How would you translate this idiom in Turkish to English:

Askolsun be!


----------



## ukuca

The meaning of this expression can mean both: "Well done!, Bravo!" and "Shame on you!" depending on the context and the emphasis of it. The general idea behind is "This, I wouldn't expect from you".


----------



## Volcano

*I am surprised at you *


----------



## tulpan

So what about in this example?

You give a present to a friend or make him/her a favour. The friend gets so happy that she/he mentions her/his gratitude and also thank you a lot.

Then you say "aaa askolsun" So what would it be in English?


----------



## lost_guide

let it be love...is the exact translation of the word but it can be like For the sake of love...


----------



## Asr

tulpan said:


> So what about in this example?
> 
> You give a present to a friend or make him/her a favour. The friend gets so happy that she/he mentions her/his gratitude and also thank you a lot.
> 
> Then you say "aaa askolsun" So what would it be in English?


 
* c'mon, don't even mention it. *is the only thing I can think of...


----------



## Volcano

tulpan said:


> So what about in this example?
> 
> You give a present to a friend or make him/her a favour. The friend gets so happy that she/he mentions her/his gratitude and also thank you a lot.
> 
> Then you say "aaa askolsun" So what would it be in English?



*I would say not at all *


----------



## yasemin

Give some context please..


----------



## tulpan

Another example: You talk to a friend and suddenly you learn that she lately organised  a party in her place but you were not invited. Then you say "Askolsun, bunu senden hic beklemezdim". So the translation in English would be...?


----------



## lost_guide

it would be difficult  to really explain it but it will be like...for love sake i would not expect this from you...


----------



## Volcano

tulpan said:


> Another example: You talk to a friend and suddenly you learn that she lately organised  a party in her place but you were not invited. Then you say "Askolsun, bunu senden hic beklemezdim". So the translation in English would be...?
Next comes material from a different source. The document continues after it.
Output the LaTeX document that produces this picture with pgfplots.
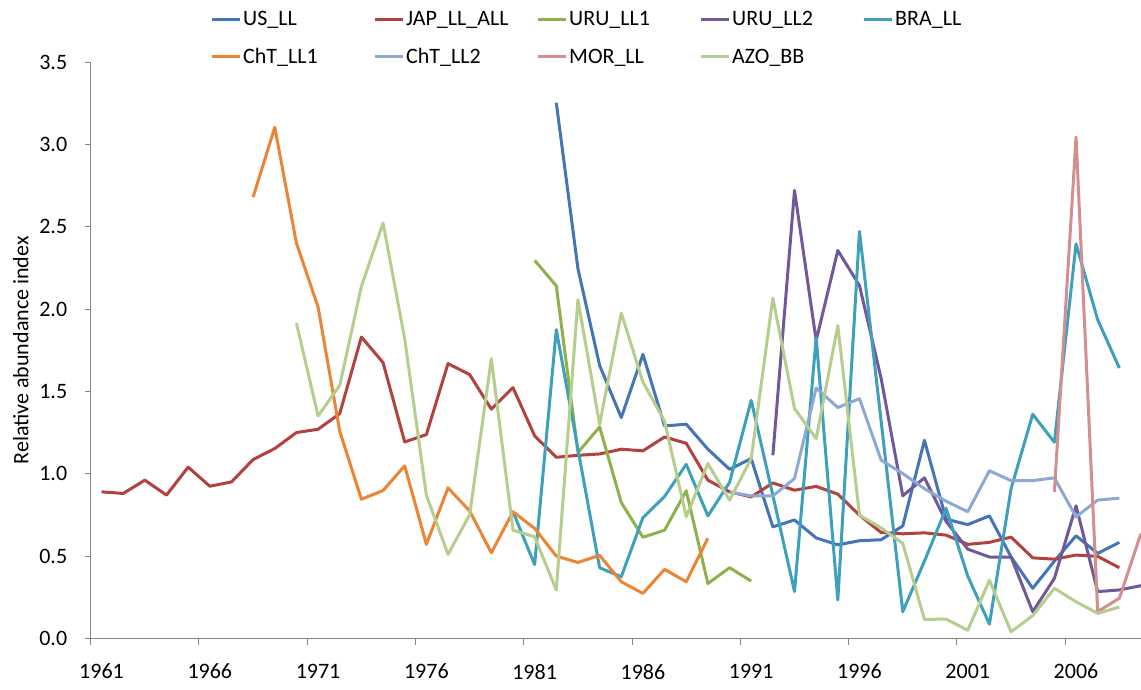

*I am surprised, I would not expect this from you*


----------



## sagirleopar

Im surprised , I would not expect this from you...correct answer


----------



## vatrahos

Just a small correction of the English:

I would not expect this from you.

"I would not have expected this from you."

For events that have already occurred, we use past conditional.


----------



## VPC

'I can't believe you did this to me' seems much more expressive ))


----------